▶ Description of the task:
Below is a listing; write it out exactly and drop any images from it.

▶ Provided material:
--*--

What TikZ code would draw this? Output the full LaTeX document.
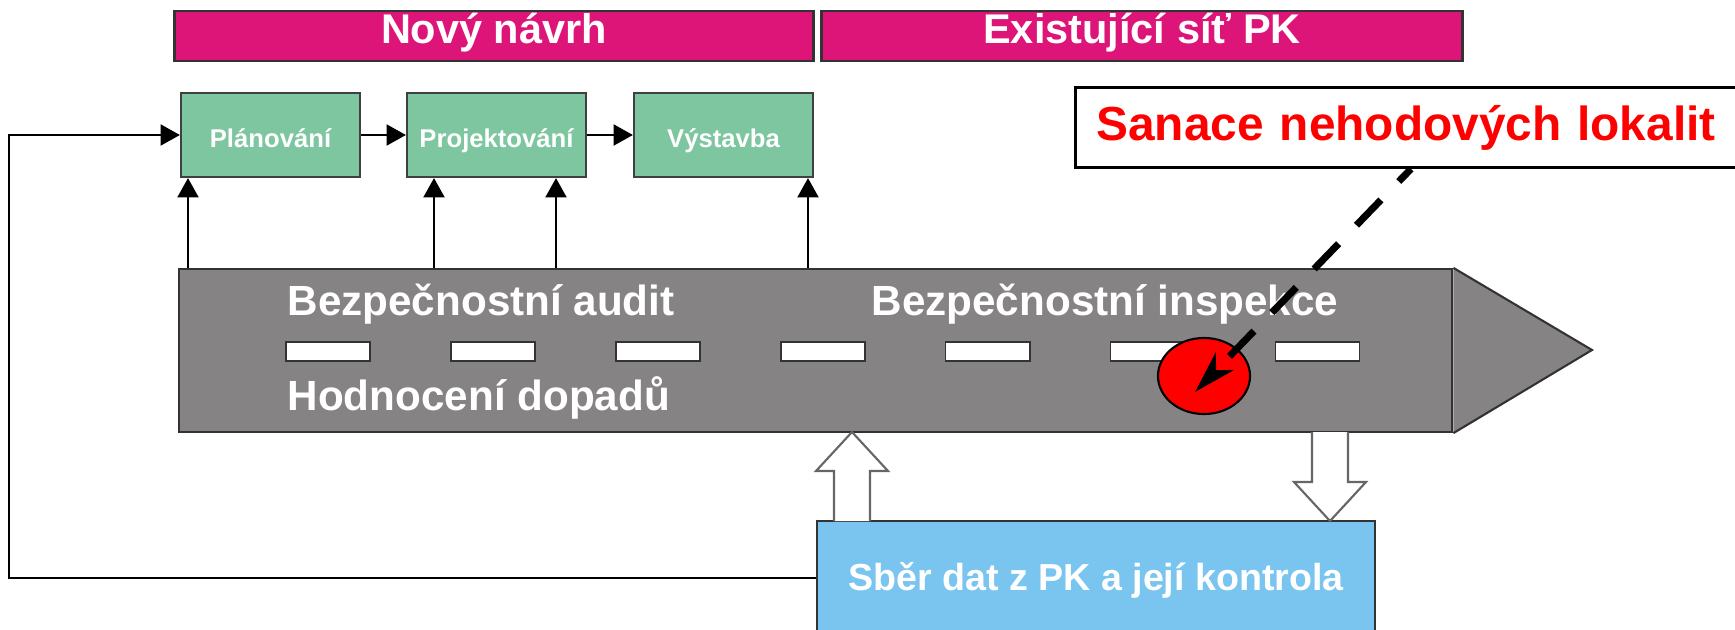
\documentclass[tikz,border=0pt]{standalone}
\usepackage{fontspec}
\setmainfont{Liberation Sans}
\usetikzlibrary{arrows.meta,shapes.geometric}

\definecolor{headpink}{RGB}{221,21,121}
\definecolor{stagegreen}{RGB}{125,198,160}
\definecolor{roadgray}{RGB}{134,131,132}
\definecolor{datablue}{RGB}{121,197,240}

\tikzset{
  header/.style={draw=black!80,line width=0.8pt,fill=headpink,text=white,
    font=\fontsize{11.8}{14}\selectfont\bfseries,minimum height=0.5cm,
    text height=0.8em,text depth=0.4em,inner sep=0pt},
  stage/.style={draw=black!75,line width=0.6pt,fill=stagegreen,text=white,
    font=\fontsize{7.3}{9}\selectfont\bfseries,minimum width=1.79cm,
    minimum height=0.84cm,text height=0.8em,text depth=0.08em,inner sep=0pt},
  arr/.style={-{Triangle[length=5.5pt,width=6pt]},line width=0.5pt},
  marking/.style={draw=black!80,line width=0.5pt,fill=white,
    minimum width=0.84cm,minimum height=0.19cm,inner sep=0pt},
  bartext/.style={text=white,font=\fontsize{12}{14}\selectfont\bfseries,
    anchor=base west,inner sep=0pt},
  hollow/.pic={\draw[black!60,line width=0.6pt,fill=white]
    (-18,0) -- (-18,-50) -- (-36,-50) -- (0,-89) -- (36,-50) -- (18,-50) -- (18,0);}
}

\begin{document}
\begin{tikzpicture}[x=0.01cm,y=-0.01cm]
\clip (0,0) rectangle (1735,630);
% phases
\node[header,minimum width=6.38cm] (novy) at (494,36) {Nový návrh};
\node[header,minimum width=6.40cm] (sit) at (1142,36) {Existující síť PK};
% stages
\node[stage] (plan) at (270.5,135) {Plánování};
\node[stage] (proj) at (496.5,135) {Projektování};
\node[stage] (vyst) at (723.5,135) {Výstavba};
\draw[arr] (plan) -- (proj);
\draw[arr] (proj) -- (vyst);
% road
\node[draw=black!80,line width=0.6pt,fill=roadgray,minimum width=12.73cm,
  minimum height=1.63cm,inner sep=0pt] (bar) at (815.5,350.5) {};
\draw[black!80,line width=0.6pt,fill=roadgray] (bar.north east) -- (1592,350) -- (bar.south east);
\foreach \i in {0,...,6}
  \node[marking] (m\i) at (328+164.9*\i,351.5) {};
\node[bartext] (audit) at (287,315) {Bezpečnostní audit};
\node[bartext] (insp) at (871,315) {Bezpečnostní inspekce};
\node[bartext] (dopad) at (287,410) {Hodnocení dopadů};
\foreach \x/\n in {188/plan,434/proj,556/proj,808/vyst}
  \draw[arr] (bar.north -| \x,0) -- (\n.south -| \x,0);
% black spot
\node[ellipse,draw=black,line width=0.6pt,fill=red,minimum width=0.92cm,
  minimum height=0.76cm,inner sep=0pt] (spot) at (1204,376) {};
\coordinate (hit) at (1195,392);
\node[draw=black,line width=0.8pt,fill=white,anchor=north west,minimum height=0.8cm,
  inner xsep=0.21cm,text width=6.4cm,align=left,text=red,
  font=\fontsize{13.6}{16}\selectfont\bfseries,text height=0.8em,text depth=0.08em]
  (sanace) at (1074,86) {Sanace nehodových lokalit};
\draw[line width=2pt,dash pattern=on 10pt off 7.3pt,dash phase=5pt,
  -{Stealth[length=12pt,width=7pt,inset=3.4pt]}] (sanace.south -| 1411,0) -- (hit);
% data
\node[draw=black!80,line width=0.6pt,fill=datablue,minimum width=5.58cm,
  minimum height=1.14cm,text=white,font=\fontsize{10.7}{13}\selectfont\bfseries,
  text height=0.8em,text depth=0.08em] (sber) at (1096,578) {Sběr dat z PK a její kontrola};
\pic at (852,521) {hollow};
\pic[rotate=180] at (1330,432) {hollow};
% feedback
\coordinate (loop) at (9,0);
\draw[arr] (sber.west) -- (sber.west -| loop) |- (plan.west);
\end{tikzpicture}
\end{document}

--*--

▶ Answer to the problem:
What TikZ code would draw this? Output the full LaTeX document.
\documentclass[tikz,border=0pt]{standalone}
\usepackage{fontspec}
\setmainfont{Liberation Sans}
\usetikzlibrary{arrows.meta,shapes.geometric}

\definecolor{headpink}{RGB}{221,21,121}
\definecolor{stagegreen}{RGB}{125,198,160}
\definecolor{roadgray}{RGB}{134,131,132}
\definecolor{datablue}{RGB}{121,197,240}

\tikzset{
  header/.style={draw=black!80,line width=0.8pt,fill=headpink,text=white,
    font=\fontsize{11.8}{14}\selectfont\bfseries,minimum height=0.5cm,
    text height=0.8em,text depth=0.4em,inner sep=0pt},
  stage/.style={draw=black!75,line width=0.6pt,fill=stagegreen,text=white,
    font=\fontsize{7.3}{9}\selectfont\bfseries,minimum width=1.79cm,
    minimum height=0.84cm,text height=0.8em,text depth=0.08em,inner sep=0pt},
  arr/.style={-{Triangle[length=5.5pt,width=6pt]},line width=0.5pt},
  marking/.style={draw=black!80,line width=0.5pt,fill=white,
    minimum width=0.84cm,minimum height=0.19cm,inner sep=0pt},
  bartext/.style={text=white,font=\fontsize{12}{14}\selectfont\bfseries,
    anchor=base west,inner sep=0pt},
  hollow/.pic={\draw[black!60,line width=0.6pt,fill=white]
    (-18,0) -- (-18,-50) -- (-36,-50) -- (0,-89) -- (36,-50) -- (18,-50) -- (18,0);}
}

\begin{document}
\begin{tikzpicture}[x=0.01cm,y=-0.01cm]
\clip (0,0) rectangle (1735,630);
% phases
\node[header,minimum width=6.38cm] (novy) at (494,36) {Nový návrh};
\node[header,minimum width=6.40cm] (sit) at (1142,36) {Existující síť PK};
% stages
\node[stage] (plan) at (270.5,135) {Plánování};
\node[stage] (proj) at (496.5,135) {Projektování};
\node[stage] (vyst) at (723.5,135) {Výstavba};
\draw[arr] (plan) -- (proj);
\draw[arr] (proj) -- (vyst);
% road
\node[draw=black!80,line width=0.6pt,fill=roadgray,minimum width=12.73cm,
  minimum height=1.63cm,inner sep=0pt] (bar) at (815.5,350.5) {};
\draw[black!80,line width=0.6pt,fill=roadgray] (bar.north east) -- (1592,350) -- (bar.south east);
\foreach \i in {0,...,6}
  \node[marking] (m\i) at (328+164.9*\i,351.5) {};
\node[bartext] (audit) at (287,315) {Bezpečnostní audit};
\node[bartext] (insp) at (871,315) {Bezpečnostní inspekce};
\node[bartext] (dopad) at (287,410) {Hodnocení dopadů};
\foreach \x/\n in {188/plan,434/proj,556/proj,808/vyst}
  \draw[arr] (bar.north -| \x,0) -- (\n.south -| \x,0);
% black spot
\node[ellipse,draw=black,line width=0.6pt,fill=red,minimum width=0.92cm,
  minimum height=0.76cm,inner sep=0pt] (spot) at (1204,376) {};
\coordinate (hit) at (1195,392);
\node[draw=black,line width=0.8pt,fill=white,anchor=north west,minimum height=0.8cm,
  inner xsep=0.21cm,text width=6.4cm,align=left,text=red,
  font=\fontsize{13.6}{16}\selectfont\bfseries,text height=0.8em,text depth=0.08em]
  (sanace) at (1074,86) {Sanace nehodových lokalit};
\draw[line width=2pt,dash pattern=on 10pt off 7.3pt,dash phase=5pt,
  -{Stealth[length=12pt,width=7pt,inset=3.4pt]}] (sanace.south -| 1411,0) -- (hit);
% data
\node[draw=black!80,line width=0.6pt,fill=datablue,minimum width=5.58cm,
  minimum height=1.14cm,text=white,font=\fontsize{10.7}{13}\selectfont\bfseries,
  text height=0.8em,text depth=0.08em] (sber) at (1096,578) {Sběr dat z PK a její kontrola};
\pic at (852,521) {hollow};
\pic[rotate=180] at (1330,432) {hollow};
% feedback
\coordinate (loop) at (9,0);
\draw[arr] (sber.west) -- (sber.west -| loop) |- (plan.west);
\end{tikzpicture}
\end{document}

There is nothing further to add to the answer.